Goal:
Gather all lines in the records below that include the word "matplotlib".
==============================
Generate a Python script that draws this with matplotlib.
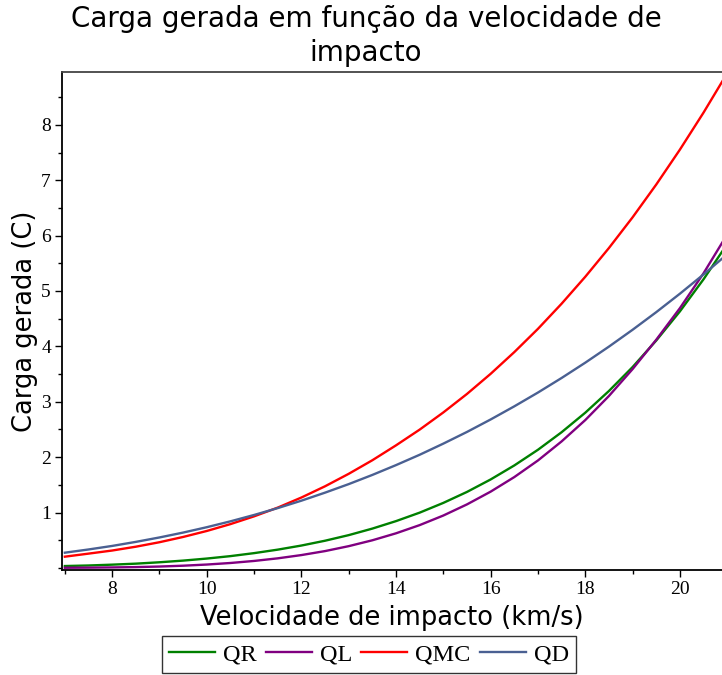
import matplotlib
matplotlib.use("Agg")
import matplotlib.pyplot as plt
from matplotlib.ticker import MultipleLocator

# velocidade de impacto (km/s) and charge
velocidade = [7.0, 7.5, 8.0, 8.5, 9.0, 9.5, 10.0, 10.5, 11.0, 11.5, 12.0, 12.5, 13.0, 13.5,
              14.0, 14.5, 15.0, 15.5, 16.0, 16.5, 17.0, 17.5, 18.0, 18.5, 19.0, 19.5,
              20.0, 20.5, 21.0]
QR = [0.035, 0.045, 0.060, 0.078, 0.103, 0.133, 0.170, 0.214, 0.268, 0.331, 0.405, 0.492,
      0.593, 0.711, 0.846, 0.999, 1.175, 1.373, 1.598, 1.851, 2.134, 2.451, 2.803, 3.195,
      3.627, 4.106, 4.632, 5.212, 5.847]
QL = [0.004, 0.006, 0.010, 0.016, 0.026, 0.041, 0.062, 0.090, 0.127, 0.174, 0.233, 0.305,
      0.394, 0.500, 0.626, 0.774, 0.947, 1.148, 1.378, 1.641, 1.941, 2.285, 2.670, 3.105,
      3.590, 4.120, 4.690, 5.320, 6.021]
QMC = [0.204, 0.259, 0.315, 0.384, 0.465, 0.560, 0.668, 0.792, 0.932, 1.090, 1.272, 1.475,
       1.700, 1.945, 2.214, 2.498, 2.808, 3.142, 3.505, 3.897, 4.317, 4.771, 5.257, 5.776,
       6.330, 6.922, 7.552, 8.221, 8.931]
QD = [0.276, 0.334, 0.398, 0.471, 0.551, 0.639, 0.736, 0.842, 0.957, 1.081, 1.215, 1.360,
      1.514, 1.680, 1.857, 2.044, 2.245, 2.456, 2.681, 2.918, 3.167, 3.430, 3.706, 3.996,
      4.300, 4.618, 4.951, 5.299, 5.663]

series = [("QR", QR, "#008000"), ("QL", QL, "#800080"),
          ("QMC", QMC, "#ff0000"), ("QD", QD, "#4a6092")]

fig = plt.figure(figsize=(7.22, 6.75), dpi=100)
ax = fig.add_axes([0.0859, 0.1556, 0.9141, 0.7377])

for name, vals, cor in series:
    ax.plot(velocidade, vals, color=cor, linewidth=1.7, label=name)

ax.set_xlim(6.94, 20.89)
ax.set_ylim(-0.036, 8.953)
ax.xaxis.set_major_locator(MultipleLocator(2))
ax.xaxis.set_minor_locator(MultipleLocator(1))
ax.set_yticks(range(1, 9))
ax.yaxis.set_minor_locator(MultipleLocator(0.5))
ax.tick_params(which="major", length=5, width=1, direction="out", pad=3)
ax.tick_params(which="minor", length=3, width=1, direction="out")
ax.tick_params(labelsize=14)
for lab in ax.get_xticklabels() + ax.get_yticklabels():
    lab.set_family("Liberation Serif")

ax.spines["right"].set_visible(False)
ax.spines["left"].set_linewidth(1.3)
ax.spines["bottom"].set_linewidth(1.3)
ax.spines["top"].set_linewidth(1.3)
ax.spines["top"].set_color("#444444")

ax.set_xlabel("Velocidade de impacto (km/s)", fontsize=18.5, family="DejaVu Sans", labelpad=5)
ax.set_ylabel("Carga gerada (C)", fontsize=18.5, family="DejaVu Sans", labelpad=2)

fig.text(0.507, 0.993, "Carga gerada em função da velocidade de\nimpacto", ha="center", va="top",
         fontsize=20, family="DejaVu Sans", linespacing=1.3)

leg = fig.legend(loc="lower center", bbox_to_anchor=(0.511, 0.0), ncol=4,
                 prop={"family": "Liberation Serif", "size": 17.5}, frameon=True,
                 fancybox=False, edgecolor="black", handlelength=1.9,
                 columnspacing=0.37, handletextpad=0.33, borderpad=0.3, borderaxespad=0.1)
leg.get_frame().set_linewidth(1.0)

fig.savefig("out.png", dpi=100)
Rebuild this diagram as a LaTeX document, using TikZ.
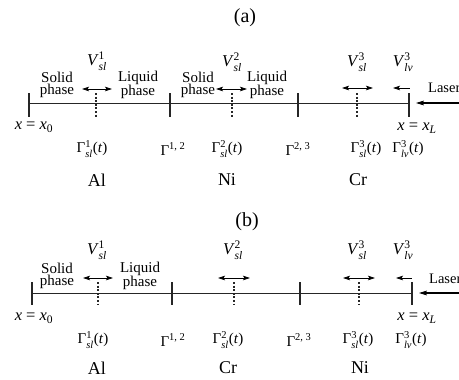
==============================
Answer to the problem:
Generate a Python script that draws this with matplotlib.
import matplotlib
matplotlib.use("Agg")
import matplotlib.pyplot as plt
from matplotlib.ticker import MultipleLocator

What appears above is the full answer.